В результате маэстро (будучи верен собственному принципу: «заинтересовать, удивить, тронуть или хорошо посмешить») воплотил общий драматургический план: по краям – драма и бурлеск, в середине – сентиментальная, поэтическая картина. Автор монографии о Пуччини Микеле Джирарди усматривает в операх, составляющих «Триптих» постепенное временнóе удаление, обратную перспективу в хронологическом смысле: от современной парижской зарисовки, через историю монахини-самоубийцы на рубеже XVII–XVIII веков к истокам итальянской цивилизации – Флоренции 1299 года, и даже трехчастную форму, написанную в разных темпах (Movimento veloce, Tempo lento, заключительное Presto).

Сцена из спектакля “Плащ”

При постановке трилогии целиком у режиссеров обычно возникает желание связать оперы между собой. Например, Лука Ронкони в качестве общей темы выбирал смерть. С его концепцией сложно не согласиться: так, по подсчетам все того же Джирарди, упоминаний смерти встречается не менее тридцати. Более того, Пуччини в каждом из актов видит и представляет ее по-новому. «Покой – в смерти» для Микеле в «Плаще», «смерть – это прекрасная жизнь» для сестры Анжелики, а блестящий план Джанни Скикки хоть и ненадолго воскрешает из мертвых Буозо Донати. И по мысли музыковеда, за метатеатральным взглядом в прошлое, который отражается в настоящем, композитор прячет автобиографический сюжет: от воспоминаний о былом (автоцитирование в «Плаще») к желанию воскреснуть в будущем (финальный выход Джанни Скикки с обращением к публике, выводящий за рамки театрального представления).
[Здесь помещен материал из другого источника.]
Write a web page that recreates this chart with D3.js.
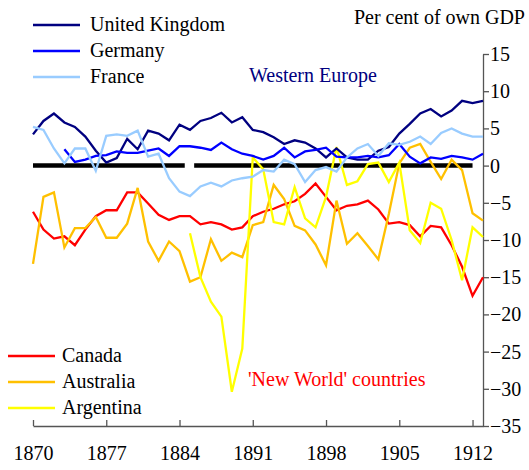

Режиссер Денис Криф выступает также в роли сценографа, художника по костюмам и по свету. Поиск единого решения для оформления спектакля, применимого для всех опер, по его словам, не был легкой задачей, тем более, что и размеры сценического пространства театров, занятых в копродукции, заметно отличались. Найденная формула – огромные панели древесного цвета, располагаемые под различным углом и представляющие собой сначала подпорные стенки набережной и палубу баржи Микеле, потом внутренние помещения монастыря, и, наконец, убранство комнаты, в которой испустил дух Буозо, – выглядела сдержанно и вполне функционально.

В первом акте декорации дополняла проекция на задник почтовой открытки с изображением набережной канала Сен-Мартен в Париже, во втором – тележка с растениями, обозначающая сад, за которым ухаживает заглавная героиня, чаша, служащая фонтаном, чья вода окрашивается золотом, благодаря солнечным лучам (яркое событие в жизни монахинь), да стол и стул для тетки Княгини. Чуть больше предметов насчитывала комната в третьем действии: в центре бюст Данте, стулья в достаточном количестве, чтобы разместить всех родственников, небольшой письменный стол, книги и документы в нишах, летящие на пол в момент поисков завещания, кровать покойного, и на заднике – черно-белый вид Флоренции, открывающийся с террасы. Костюмы смотрелись органично, хотя и не отсылали зрителя к определенной эпохе. По мысли Крифа, они должны подчеркивать социальный статус персонажа, оставляя возможность музыке и сюжету обозначить тот или иной исторический период, если это необходимо.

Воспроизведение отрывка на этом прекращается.